Article de Gavard-Perret / Art helvétique contemporain
Yannick Bonvin Rey s’intéresse à la notion de lieu et de territoire. Mais selon un axe particulier : le lieu réel est transformé en un lieu rêvé. Il est ainsi décentré de son socle et il se découpe selon un autre espace. On pourrait penser d’abord que des oeuvres ne demeurent que des éléments ou pièces. Mais ces dernières ne sont rapportées mais situées dans une perspective plus générale en figures mégalithiques ou tables mouvantes.
Tout une mise en abîme met le paysage “à l’autre bout des yeux” et lui donne une essence ineffable. L’artiste le tire des sépulcres du réel pour le retrouver et le réviser afin qu’il avance en toute pureté sans béquille ou carapace. La peinture mord les apparences pour ouvrir à un traitement où une forme d’abstraction crée une traction particulière.

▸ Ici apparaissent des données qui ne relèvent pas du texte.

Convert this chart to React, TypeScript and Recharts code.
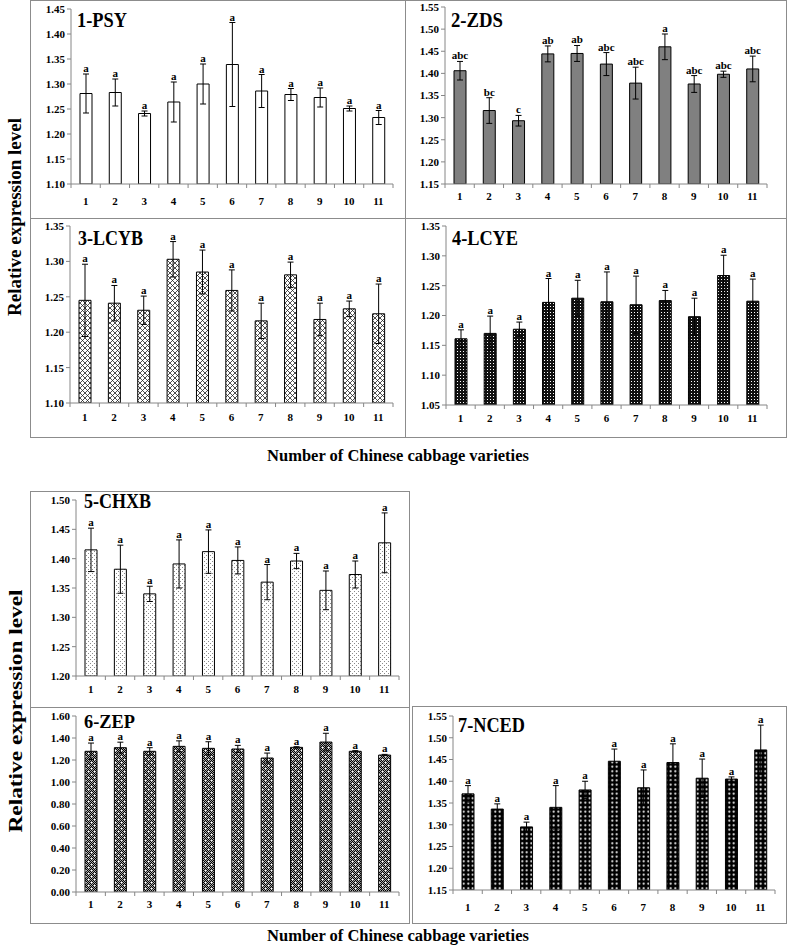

La surface crée une écume particulière là où l’art n’a plus pour but la distraction mais la confrontation. Il faut l’affronter dans le blanc de la toile où se trame une survivance qui vient se porter en faux contre la dévastation. Bonvin-Rey propose en quelque sorte un contre-territoire. Et si pour le créateur toutes les ombres attirent dans leurs bras, l’art ne se contente pas de constater ses dégâts. La couleur – s’estompant quelque peu – laisse en présence d’une trame. Il y a là une errance et une expérience : celles de rester non devant l’œuvre mais dedans.